Я отошёл от окна и как-то невзначай оказался подле телефона. Белый, чисто блестящий, он приводил на память столь многое, что рука тянулась сама собой — ведь она не то что глупа, руки как раз очень умная вещь, но ей довольно памяти жеста, движения, ей не скажешь: «нет дома». И я звонил и звонил.
Гляжу, как Пекинпа, одурев от счастья, носится по двору, гляжу себе на снежок — а сердце от обиды как не на своём месте. У всех — зимние забавы, а мне — полный абшид.
«Ну чо, — стаф говорит, — наш прострел везде поспел. Тебе когда, Кореш, швы снимать? Загоняем дуралея?»

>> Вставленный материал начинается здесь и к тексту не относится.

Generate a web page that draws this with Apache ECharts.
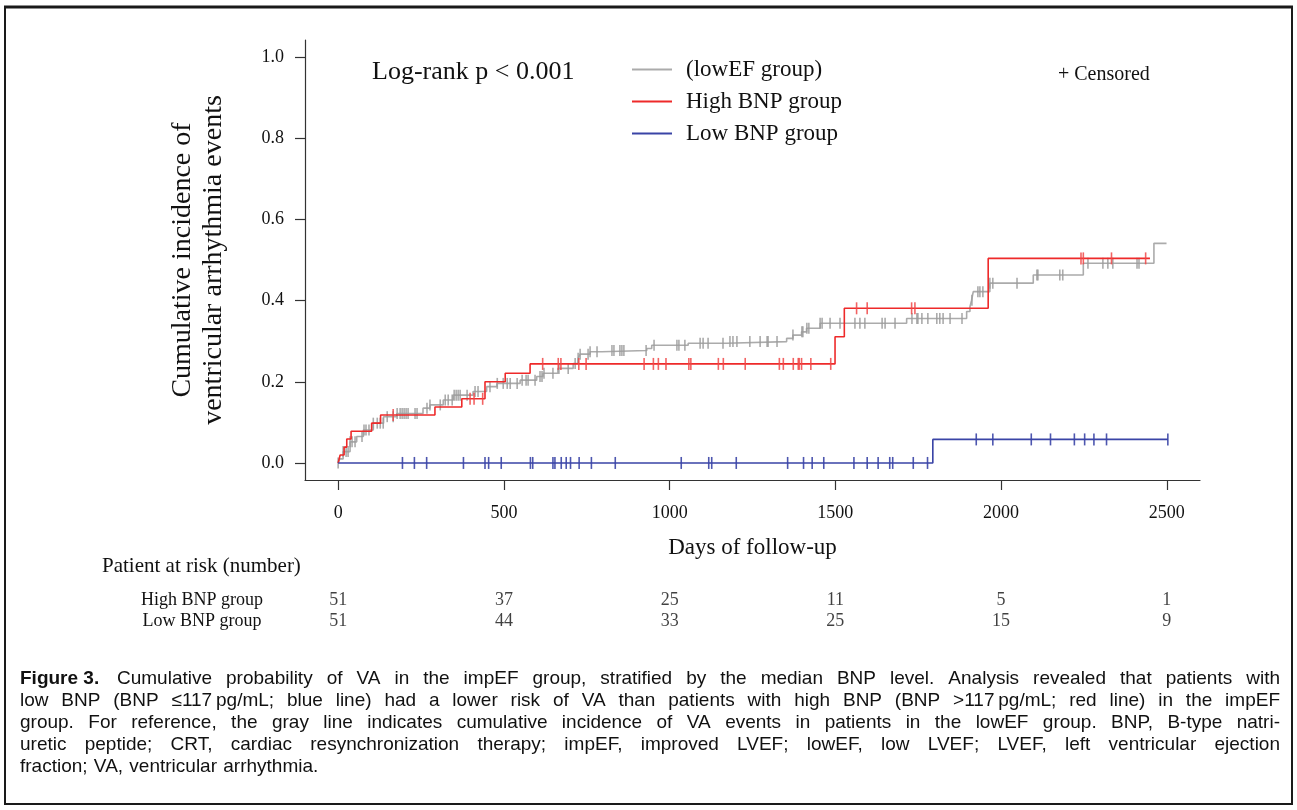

Ещё и дразнится! Сказал, как в лужу пукнул! Отхожу в сторонку. Бегать и прыгать возможности нет; тогда, может, яму вырыть? Есть ли жизнь под снегом? Ну, как не быть, куда же ей деться. Я хоть и не замечал вокруг особых любителей копать снег, но сам не дрогнул. Лучше копать, чем выглядеть инвалидом.
И вот, летит, фррр, холодом во все стороны, игрушечной метелью! Когда перестаю жмуриться, то вижу в луче солнца россыпь разноцветных искр: ледяные, а красивые. Господи Исусе, и сердце радостью заходится, и света столько, будто в него окунулся и плывёшь. А где-то там, под снегом, пёсьи вишни, корень всех вещей.
Я ненадолго отвлёкся, поднял голову на приблудную ворону. Та попрыгала почти что перед носом, а потом полетела. Лети, лети, дура путлявая. Вороне где ни летать, везде говно клевать.